In such a scenario, where IT plays an integral part in business operations, it's no big wonder that it can be a deal breaker in merger and acquisition talks. Margaret Harvey from law firm Addleshaw Goddard has some advice on how to make sure technology doesn't hurt your chances of M&A success.
The impact of differing levels of technological sophistication and lack of compatibility around an acquisition became blatantly clear in 2004 when supermarket chain Morrisons acquired its competitor Safeway.
The following year after relentlessly struggling and stalling with the integration of Safeway's IT systems, Morrisons announced it was switching off the supply chain management systems that it had inherited from Safeway - a surprising move, given that Safeway had invested heavily in systems which are generally considered to be far superior to those of Morrisons.
Today there are few businesses that are not dependent to a significant degree on technology. Savvy technology and data exploitation can create a real competitive edge and add value to the business. If your company buys a competitor and cannot exploit their data or systems, you have to wonder if you are getting maximum return on investment.
As a purchaser, seller or investor in the M&A world, assessing risks and opportunities around technology and data is a real challenge. And it's one that's ongoing - post deal, the strategy needs to capitalise on the investment. Ploughing endless funds into a poor strategy can eat profit and damage reputation. A seamless integration strategy is vital if full value potential is to be reached.
Companies embarking on M&A activity would obviously want to avoid any problems in IT integration, the likes of which Morrisons and Safeway encountered. A meticulous audit and thorough preparation of both organisations' IT systems is required before any deal is signed.
The level of thoroughness applied to the process will play a large part in the company's ability to assess value and set realistic expectations.
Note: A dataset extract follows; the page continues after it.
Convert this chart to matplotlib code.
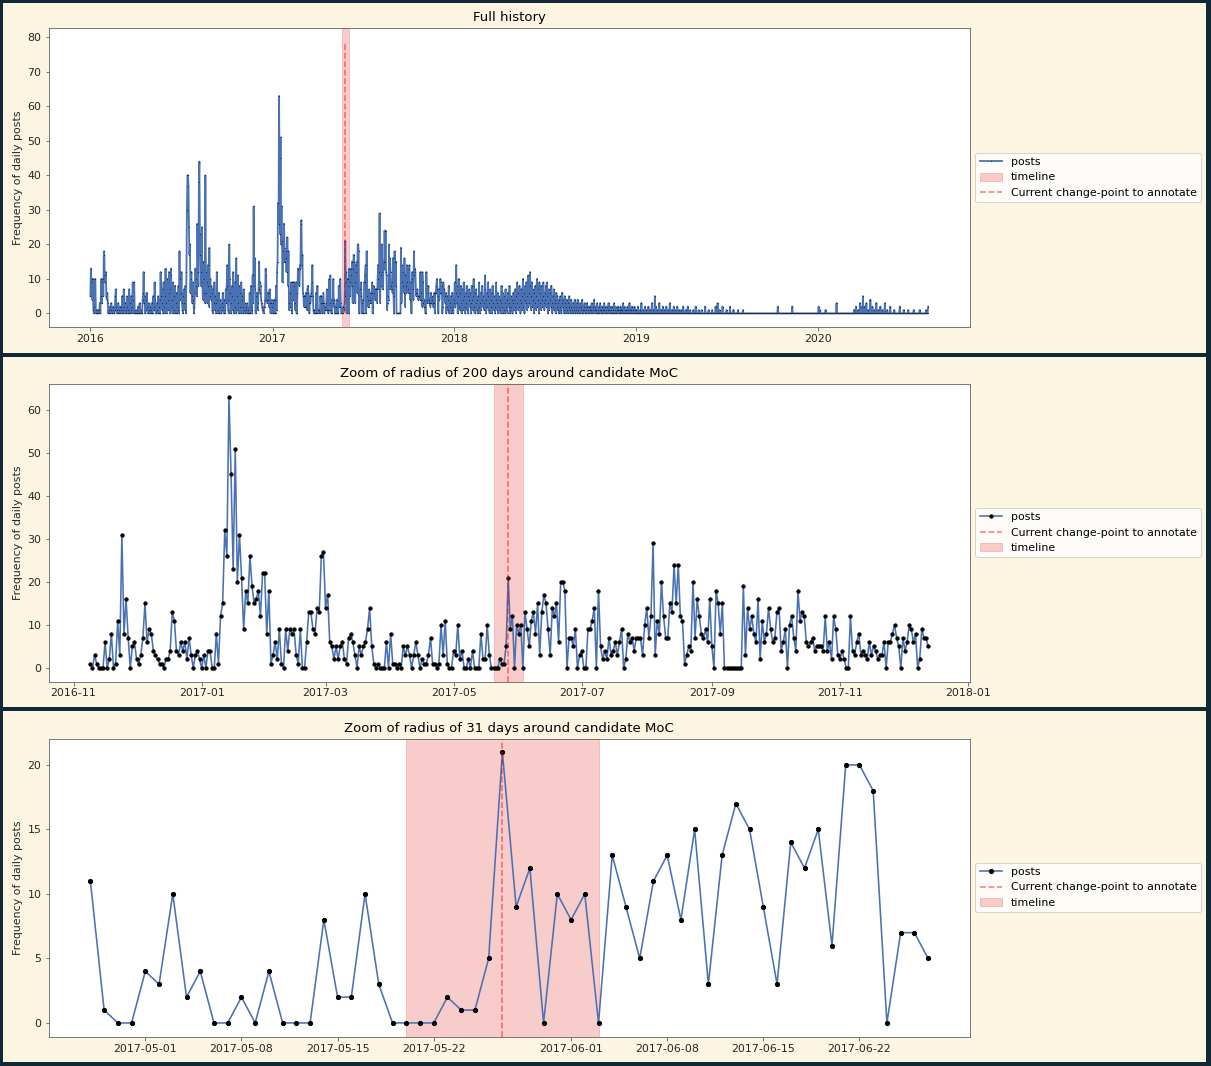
import pandas as pd
import matplotlib
matplotlib.use("Agg")
import matplotlib.pyplot as plt
import matplotlib.dates as mdates
from matplotlib.patches import Rectangle

# daily posts 2016-01-01 .. 2016-11-08 (estimated from the full history panel)
posts_2016 = [
    5, 13, 9, 10, 4, 10, 1, 0, 2, 10, 10, 0, 1, 0, 0, 1, 0, 0, 1, 3, 0, 5, 10, 3, 9, 10, 5, 18, 17, 9, 11,
    12, 5, 4, 6, 3, 0, 1, 0, 2, 0, 1, 3, 0, 0, 2, 1, 0, 0, 1, 5, 7, 2, 0, 1, 0, 3, 1, 0, 2,
    0, 1, 2, 0, 5, 0, 1, 7, 2, 0, 3, 1, 0, 5, 2, 0, 1, 0, 7, 3, 0, 1, 5, 0, 2, 9, 4, 0, 9, 1, 0,
    0, 0, 1, 0, 0, 2, 0, 0, 3, 0, 1, 0, 0, 0, 4, 6, 12, 3, 5, 0, 4, 1, 6, 2, 0, 0, 3, 1, 0, 2,
    0, 1, 3, 0, 0, 5, 2, 1, 9, 4, 0, 0, 1, 3, 0, 5, 2, 0, 4, 0, 12, 5, 3, 1, 7, 0, 9, 2, 0, 5, 13,
    3, 0, 10, 4, 1, 6, 12, 7, 0, 11, 13, 4, 2, 0, 9, 5, 1, 0, 8, 3, 0, 6, 2, 0, 1, 8, 0, 18, 4, 10,
    6, 12, 3, 1, 0, 5, 7, 3, 1, 8, 0, 12, 30, 40, 40, 37, 25, 17, 20, 6, 10, 12, 5, 3, 9, 4, 0, 2, 6, 13, 8,
    10, 5, 26, 12, 8, 38, 44, 23, 17, 8, 12, 25, 9, 4, 15, 6, 10, 3, 40, 12, 6, 9, 3, 14, 8, 2, 19, 5, 10, 4, 8,
    6, 1, 0, 7, 3, 9, 1, 5, 0, 3, 12, 4, 0, 1, 6, 0, 2, 4, 0, 0, 1, 3, 6, 2, 0, 4, 0, 1, 7, 3,
    8, 14, 4, 1, 0, 20, 10, 6, 3, 0, 5, 8, 1, 12, 4, 0, 9, 2, 0, 16, 5, 1, 11, 3, 0, 8, 2, 6, 0, 9, 5,
    4, 0, 2, 7, 1, 3, 0, 2,
]

# daily posts 2016-11-09 .. 2017-12-13 (200 days around the change point)
posts_zoom = [
    1, 0, 3, 1, 0, 0, 0, 6, 0, 2, 8, 0, 1, 11, 3, 31, 8, 16, 7, 0, 5, 6,
    2, 1, 3, 7, 15, 6, 9, 8, 4, 3, 2, 1, 1, 0, 2, 2, 4, 13, 11, 4, 3, 6, 4, 6, 2, 7, 3, 0, 3, 4, 2,
    0, 3, 0, 4, 4, 0, 0, 8, 1, 12, 15, 32, 26, 63, 45, 23, 51, 20, 31, 21, 9, 18, 15, 26, 19, 15, 16, 18, 12, 22, 22,
    8, 18, 1, 3, 6, 2, 9, 1, 0, 9, 4, 9, 8, 9, 3, 1, 9, 0, 0, 6, 13, 13, 9, 8, 14, 13, 26, 27,
    14, 17, 6,
    5, 2, 5, 2, 5, 6, 2, 1, 7, 8, 6, 3, 0, 5, 3, 5, 6, 9, 14, 5, 1, 0, 1, 0, 0, 0, 6, 0, 8, 1,
    1, 0, 1, 0, 5, 3, 5, 3, 0, 3, 6, 3, 0, 2, 1, 1, 3, 7, 1, 1, 0, 1, 10,
    3,
    11, 1, 0, 0, 4, 3, 10, 2, 4, 0, 0, 2, 0, 4, 0, 0, 0, 8, 2, 2, 10, 3, 0, 0, 0, 0, 2, 1, 1, 5, 21,
    9, 12, 0, 10, 8, 10, 0, 13, 9, 5, 11, 13, 8, 15, 3, 13, 17, 15, 9, 3, 14, 12, 15, 6, 20, 20, 18, 0, 7, 7, 5,
    9, 0, 3, 4, 0, 0, 9, 9, 11, 14, 0, 18, 5, 2, 4, 2, 7, 3, 4, 6, 3, 6, 9, 0, 2, 8, 6, 7, 4, 7, 7,
    7, 3, 10, 14, 7, 12, 29, 3, 11, 8, 20, 12, 7, 7, 15, 13, 24, 15, 24, 12,
    11, 1, 3, 5, 4, 20, 7, 16, 12, 8, 7, 9, 6, 16, 5, 0, 18, 15, 8, 15,
    0, 0, 0, 0, 0, 0, 0, 0, 0, 19, 3, 14, 9, 12, 8, 6, 16, 2, 11, 6,
    8, 14, 9, 6, 7, 13, 14, 4, 6, 9, 0, 10, 12, 7, 4, 18, 11, 13, 12, 6,
    5, 6, 7, 4, 5, 5, 5, 4, 12, 4, 6, 2, 12, 9, 3, 2, 4, 2, 0, 0,
    12, 4, 3, 6, 8, 3, 4, 3, 2, 6, 3, 5, 4, 2, 3, 3, 6, 0, 6, 6,
    8, 10, 7, 5, 0, 7, 4, 6, 10, 9, 6, 8, 0, 2, 9, 7, 7, 5,
]

# daily posts 2017-12-14 .. 2018-12-31
posts_2018 = [
    3, 6, 0, 2, 5, 1, 4, 8, 0, 3, 2, 5, 0, 1, 6, 2, 0, 3,
    4, 9, 2, 6, 14, 3, 8, 0, 5, 10, 2, 6, 1, 8, 3, 0, 7, 4, 1, 9, 5, 2, 0, 6, 3, 8, 1, 5, 0, 4, 7,
    2, 6, 3, 0, 8, 4, 1, 5, 10, 2, 0, 6, 3, 7, 1, 4, 0, 5, 2, 9, 3, 0, 6, 1, 4, 8, 2, 5,
    3, 1, 7, 11, 4, 0, 6, 2, 5, 9, 1, 3, 0, 7, 4, 2, 6, 0, 8, 3, 1, 5, 2, 0, 4, 9, 3, 1, 6, 0, 2,
    5, 1, 4, 0, 3, 8, 2, 6, 0, 1, 5, 3, 0, 7, 2, 4, 1, 0, 6, 3, 2, 8, 0, 1, 5, 2, 4, 0, 3, 6,
    1, 4, 7, 2, 0, 5, 9, 3, 1, 6, 2, 8, 4, 0, 3, 7, 1, 5, 10, 2, 6, 0, 4, 8, 3, 9, 1, 5, 11, 2, 6,
    3, 12, 8, 1, 5, 9, 2, 7, 4, 0, 6, 3, 8, 1, 5, 10, 2, 4, 7, 0, 9, 3, 6, 1, 8, 4, 2, 5, 9, 3,
    1, 6, 4, 8, 2, 9, 5, 0, 3, 7, 1, 4, 6, 2, 8, 3, 0, 5, 2, 7, 1, 4, 3, 0, 6, 2, 5, 1, 3, 0, 4,
    2, 5, 1, 0, 3, 6, 2, 4, 0, 1, 5, 3, 0, 2, 4, 1, 0, 3, 2, 5, 1, 0, 2, 4, 0, 1, 3, 0, 2, 1, 4,
    0, 2, 1, 3, 0, 4, 1, 0, 2, 3, 0, 1, 2, 0, 4, 1, 0, 2, 1, 3, 0, 1, 0, 2, 3, 0, 1, 2, 0, 1,
    2, 0, 1, 3, 0, 2, 1, 0, 4, 1, 2, 0, 1, 0, 3, 1, 0, 2, 0, 1, 3, 0, 1, 0, 2, 1, 0, 1, 3, 0, 2,
    0, 1, 2, 0, 1, 0, 3, 1, 0, 2, 0, 1, 0, 2, 1, 0, 0, 3, 1, 0, 2, 0, 1, 0, 1, 2, 0, 0, 1, 0,
    2, 0, 1, 0, 1, 3, 0, 0, 2, 1, 0, 1, 0, 0, 2, 0, 1, 0, 3, 1, 0, 0, 1, 2, 0, 1, 0, 0, 2, 1, 0,
]

# 2019-01-01 .. 2020-08-10: zero except these days
sparse_days = [
    "2019-01-02", "2019-01-05", "2019-01-09", "2019-01-12", "2019-01-15", "2019-01-19", "2019-01-22",
    "2019-01-26", "2019-01-29", "2019-02-02", "2019-02-05", "2019-02-08", "2019-02-10", "2019-02-13",
    "2019-02-17", "2019-02-20", "2019-02-24", "2019-02-27", "2019-03-03", "2019-03-06", "2019-03-10",
    "2019-03-14", "2019-03-18", "2019-03-21", "2019-03-25", "2019-03-29", "2019-04-02", "2019-04-06",
    "2019-04-11", "2019-04-15", "2019-04-20", "2019-04-26", "2019-05-01", "2019-05-07", "2019-05-13",
    "2019-05-20", "2019-05-27", "2019-06-03", "2019-06-10", "2019-06-14", "2019-06-18", "2019-06-24",
    "2019-07-02", "2019-07-09", "2019-07-16", "2019-07-25", "2019-08-04", "2019-10-13", "2019-11-11",
    "2020-01-03", "2020-01-06", "2020-01-17", "2020-02-08", "2020-03-14", "2020-03-18", "2020-03-22",
    "2020-03-26", "2020-03-30", "2020-04-01", "2020-04-04", "2020-04-08", "2020-04-12", "2020-04-16",
    "2020-04-20", "2020-04-24", "2020-04-28", "2020-05-02", "2020-05-06", "2020-05-10", "2020-05-15",
    "2020-05-20", "2020-05-26", "2020-06-03", "2020-06-14", "2020-06-22", "2020-07-01", "2020-07-12",
    "2020-07-24", "2020-08-06", "2020-08-10",
]
sparse_posts = [
    1, 2, 1, 3, 1, 2, 1,
    2, 1, 3, 1, 5, 2, 1,
    3, 1, 2, 1, 2, 1, 3,
    1, 2, 1, 2, 1, 1, 2,
    1, 2, 1, 1, 2, 1, 1,
    2, 1, 1, 2, 3, 1, 2,
    1, 2, 1, 1, 1, 2, 2,
    2, 1, 1, 3, 1, 2, 1,
    3, 2, 5, 2, 3, 1, 4,
    2, 1, 3, 1, 2, 1, 3,
    1, 2, 1, 2, 1, 1, 1,
    1, 1, 2,
]

change_point = pd.Timestamp("2017-05-27")
timeline = (pd.Timestamp("2017-05-20"), pd.Timestamp("2017-06-03"))

# assemble the daily series
s_2016 = pd.Series(posts_2016, index=pd.date_range("2016-01-01", periods=len(posts_2016)))
s_zoom = pd.Series(posts_zoom, index=pd.date_range("2016-11-09", periods=len(posts_zoom)))
s_2018 = pd.Series(posts_2018, index=pd.date_range("2017-12-14", periods=len(posts_2018)))
s_late = pd.Series(0, index=pd.date_range("2019-01-01", "2020-08-10"))
s_late[pd.to_datetime(sparse_days)] = sparse_posts
full = pd.concat([s_2016, s_zoom, s_2018, s_late])
full = full[~full.index.duplicated()].sort_index()

BLUE = "#4a72b2"
CREAM = "#fcf5e2"
DARK = "#102a35"

plt.rcParams["font.family"] = "DejaVu Sans"
plt.rcParams["axes.edgecolor"] = "#5a5a5a"
plt.rcParams["xtick.color"] = "#5a5a5a"
plt.rcParams["ytick.color"] = "#5a5a5a"
plt.rcParams["xtick.labelcolor"] = "#262626"
plt.rcParams["ytick.labelcolor"] = "#262626"
plt.rcParams["xtick.labelsize"] = 11
plt.rcParams["ytick.labelsize"] = 11
plt.rcParams["legend.fontsize"] = 11

W, H = 1211, 1066
fig = plt.figure(figsize=(W / 72, H / 72), dpi=72, facecolor=DARK)

# the three cream panels
for top, bottom in [(3, 353), (357, 707), (711, 1062)]:
    fig.add_artist(Rectangle((3 / W, 1 - bottom / H), 1203 / W, (bottom - top) / H,
                             transform=fig.transFigure, facecolor=CREAM, edgecolor="none", zorder=-1))


def make_axes(top, bottom):
    return fig.add_axes([48.5 / W, 1 - bottom / H, (970 - 48.5) / W, (bottom - top) / H])


ax1 = make_axes(28, 327)
ax2 = make_axes(383.5, 681.5)
ax3 = make_axes(738.5, 1036.5)

# full history
ax1.plot(full.index, full.values, color=BLUE, lw=1.8, marker="o", ms=1.2, mew=0,
         mfc="#1c2c4c", label="posts")
ax1.axvspan(timeline[0], timeline[1], color="lightcoral", alpha=0.4, label="timeline")
ax1.vlines(change_point, 0, full.max() * 1.25, colors="red", linestyles="--", alpha=0.5,
           lw=1.6, label="Current change-point to annotate")
ax1.xaxis.set_major_locator(mdates.YearLocator())
ax1.xaxis.set_major_formatter(mdates.DateFormatter("%Y"))
ax1.set_title("Full history", fontsize=13.2, pad=6.6)

# zooms around the change point
for ax, radius, ms in [(ax2, 200, 3.3), (ax3, 31, 4.2)]:
    mask = (full.index > change_point - pd.Timedelta(days=radius)) & \
           (full.index <= change_point + pd.Timedelta(days=radius))
    part = full[mask]
    ax.plot(part.index, part.values, color=BLUE, lw=1.6, marker="o", ms=ms, mfc="k", mec="k", label="posts")
    ax.axvline(change_point, color="red", ls="--", alpha=0.5, lw=1.6, label="Current change-point to annotate")
    ax.axvspan(timeline[0], timeline[1], color="lightcoral", alpha=0.4, label="timeline")
    ax.set_title(f"Zoom of radius of {radius} days around candidate MoC", fontsize=13.2, pad=6.6)

ax2.xaxis.set_major_locator(mdates.MonthLocator(bymonth=[1, 3, 5, 7, 9, 11]))
ax2.xaxis.set_major_formatter(mdates.DateFormatter("%Y-%m"))
ax3.xaxis.set_major_locator(mdates.DayLocator(bymonthday=[1, 8, 15, 22]))
ax3.xaxis.set_major_formatter(mdates.DateFormatter("%Y-%m-%d"))

for ax in (ax1, ax2, ax3):
    ax.set_facecolor("white")
    ax.set_ylabel("Frequency of daily posts", fontsize=11, color="#262626")
    ax.legend(loc="center left", bbox_to_anchor=(1.0, 0.5))

fig.savefig("out.png", dpi=72, facecolor=DARK)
One specific step that should but does not always appear on due diligence checklists is to review each potential party's strategic technology plans as well as the individual business plans around current technology investments or outsourcing arrangements.
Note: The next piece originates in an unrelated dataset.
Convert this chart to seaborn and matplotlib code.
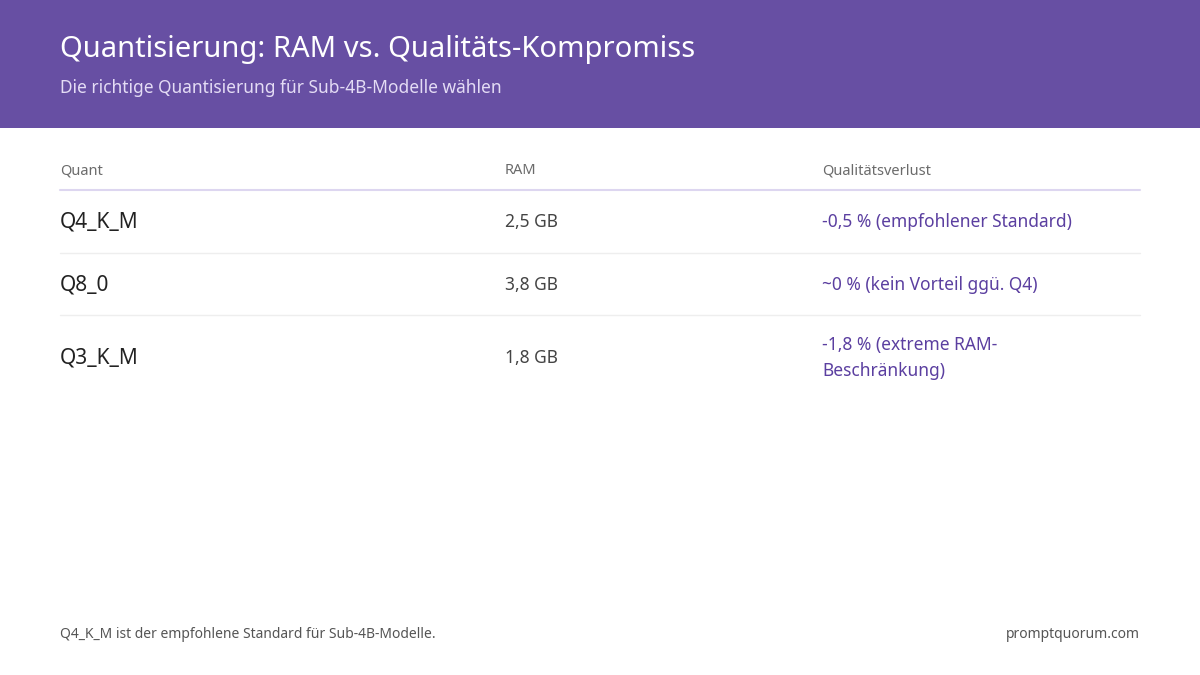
import matplotlib
matplotlib.use('Agg')
import seaborn as sns
from matplotlib import pyplot as plt
from matplotlib.patches import Rectangle

title = 'Quantisierung: RAM vs. Qualitäts-Kompromiss'
subtitle = 'Die richtige Quantisierung für Sub-4B-Modelle wählen'
columns = ['Quant', 'RAM', 'Qualitätsverlust']
quants = ['Q4_K_M', 'Q8_0', 'Q3_K_M']
ram = ['2,5 GB', '3,8 GB', '1,8 GB']
loss = ['-0,5 % (empfohlener Standard)', '~0 % (kein Vorteil ggü. Q4)',
        '-1,8 % (extreme RAM-\nBeschränkung)']
footer = 'Q4_K_M ist der empfohlene Standard für Sub-4B-Modelle.'
source = 'promptquorum.com'

sns.set_style('white')
plt.rcParams['font.family'] = ['Noto Sans', 'DejaVu Sans']

fig = plt.figure(figsize=(12, 6.75), dpi=100)
ax = fig.add_axes([0, 0, 1, 1])
ax.set_xlim(0, 1200)
ax.set_ylim(675, 0)
ax.axis('off')

purple = '#674fa3'
accent = '#5b3fa0'
ax.add_patch(Rectangle((0, 0), 1200, 128, color=purple, lw=0))
ax.text(60, 50, title, fontsize=21, color='white', va='center')
ax.text(60, 88, subtitle, fontsize=12.5, color='#e4dcf5', va='center')

col_x = [60, 505, 822]
for x, c in zip(col_x, columns):
    ax.text(x, 171, c, fontsize=10.5, color='#6b6b6b', va='center')
ax.plot([60, 1140], [190, 190], color='#ddd6f0', lw=1.5)

row_y = [222, 285, 358]
for i, (q, r, l) in enumerate(zip(quants, ram, loss)):
    y = row_y[i]
    ax.text(col_x[0], y, q, fontsize=15, color='#222222', va='center')
    ax.text(col_x[1], y, r, fontsize=12.5, color='#444444', va='center')
    ax.text(col_x[2], y, l, fontsize=12.5, color=accent, va='center', linespacing=1.6)
for y in [253, 315]:
    ax.plot([60, 1140], [y, y], color='#eeeeee', lw=1)

ax.text(60, 634, footer, fontsize=10, color='#555555', va='center')
ax.text(1140, 634, source, fontsize=10, color='#555555', va='center', ha='right')

fig.savefig('out.png', dpi=100)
Technology and communications are for many organisations major cost items, often ranking alongside people and property costs. There is therefore a lot to play for if a merger or acquisition can create synergies and/or economies in this area.
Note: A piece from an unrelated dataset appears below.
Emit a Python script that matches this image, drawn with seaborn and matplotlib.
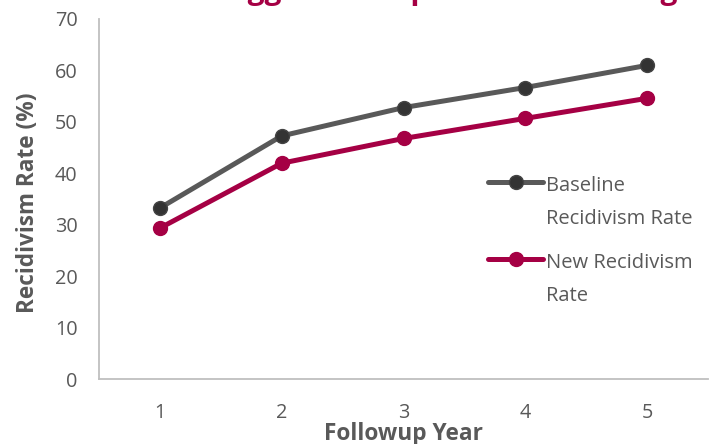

If one or both of the businesses have not yet invested heavily in technology, the merged company may be able to use technology-based business transformation to reduce cost and add value.
The costs associated with an IT transformation programme will be influenced by whether assets and licences held by one of the companies can be leveraged for the benefit of both. This will depend on a number of factors including the nature of the M&A activity (i.e. whether it is a share sale, business sale or joint venture) and the terms on which existing assets and licences are held.
Although a merger or acquisition can be an ideal time to retire outdated legacy systems, each of the companies may have made substantial investments in technology before the merger. In these circumstances the key issues will be the extent to which the systems are compatible and the cost of the integration or reinvestment required to make them work together.
Another technology-related value driver is outsourcing. Since the late 1980s companies have been outsourcing their technology and communications needs to external suppliers including major international players such as CSC, EDS and IBM. More recently there has been a growth in technology-enabled BPO.
When considering a transaction involving a company that is reliant on outsourced services, you need to review the reasons behind the company's decision to outsource and understand whether the business case will be relevant for the merged entity.
In addition, it is important to be aware of the target company's philosophical approach to outsourcing. Some organisations, such as BP, have a history of championing outsourcing as a business model. Others are reluctant - as a matter of corporate policy - to relinquish direct control.
Some companies will have an outsourcing history that will shape how they approach it in the future. This is true of companies such as Boots and Sainsbury's, which decided to bring IT staff back in-house - such a move would certainly affect how they would view outsourcing in the future.
A merger that brings together organisations with conflicting ideas or preconceptions about outsourcing will require a greater degree of planning and integration on both a practical and a political level.
An example of a merger that led to the early demise of an outsourcing arrangement was Halifax's acquisition of the Bank of Scotland. Two years before the merger, the Bank of Scotland had put in place a 10-year 700m Pounds IT outsourcing contract with IBM. Shortly after the merger the contract was terminated. The explanation given was "the original contract was not suitable for the combined organisation and the decision was taken to retain control of important infrastructure".
The full costs associated with the exit by HBOS from this contract have been confined to history. However, given a typical outsourcing cost/price profile, it is likely that termination so early in the 10-year term carried a fairly hefty price tag for HBOS.
Technology and outsourcing play a significant and increasingly pervasive role in business life. Understanding the constraints and opportunities they present in a merger situation will be key to assessing the potential value that a target company may have to add and the level of post-merger integration required to make it work successfully.